The fish can now be gently transferred from their holding container to the new aquarium. If seawater has been used from their container it will not cause problems to them, as long as they have sufficient remaining. Remember to turn off the small heater and air stone if used. The heater should be allowed to cool in seawater before removal.
The system is now heated, has filtration and is stocked. Now is the time for that beer!
If it is not late, clearing up can be done. In any event, if the old aquarium needs to be moved again get the friendly muscle to assist while there.
All is not yet done of course. If silicone was used on the pipe work to the sump, once it is dry (after 24 hours it should not be sticky or give off a smell) the seawater can be brought up to the proper level. Once there, the return pump can be turned on. Final level adjustments may need to be made. In addition, the heater(s) that were placed temporarily in the main aquarium can be transferred to the sump. Make sure they are switched off and allowed to cool in seawater before they are moved.
The protein skimmer can now be put in place and turned on, as can any other equipment.
The lights can be positioned and connected, but it is a good idea to let the fish settle a little before turning them on. A full day is a decent period (the corals will not suffer).
Check for leaks, these are unlikely. Check the proper functioning of equipment. Make sure the seawater temperature is correct.
When the lighting is activated, adjustments to the reef structure can be made. Do this carefully, as the fish are de-stressing and there isn’t a desire to stress them again.

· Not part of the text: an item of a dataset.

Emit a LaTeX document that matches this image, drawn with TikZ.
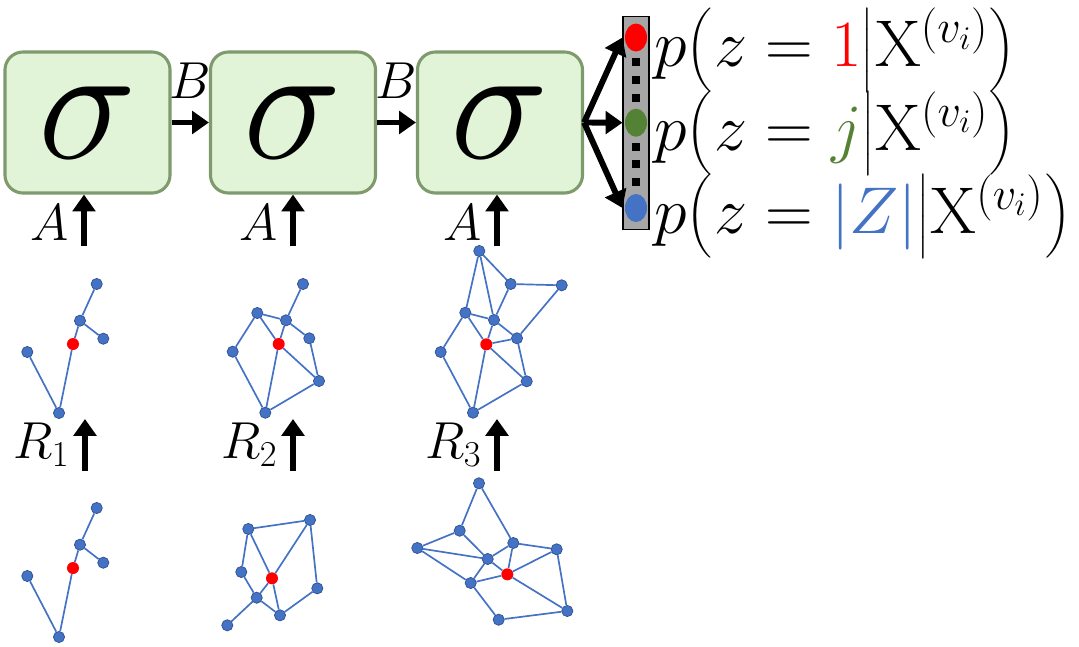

Account for the fish – are they all there? They need time to feel secure, this will be after they have explored and got used to their new home. There may be some bickering over the new housing arrangements.
Try some food, but feed like a miser to start. Make sure food does not get left to rot.
It’s done! Keep an eye on the fish for any problems following the stress they have endured over a period of a week or two. Aquarists should routinely keep an eye on them anyway.
All that’s left is to watch the new reef develop. If the friends left any beer, get one out and just enjoy.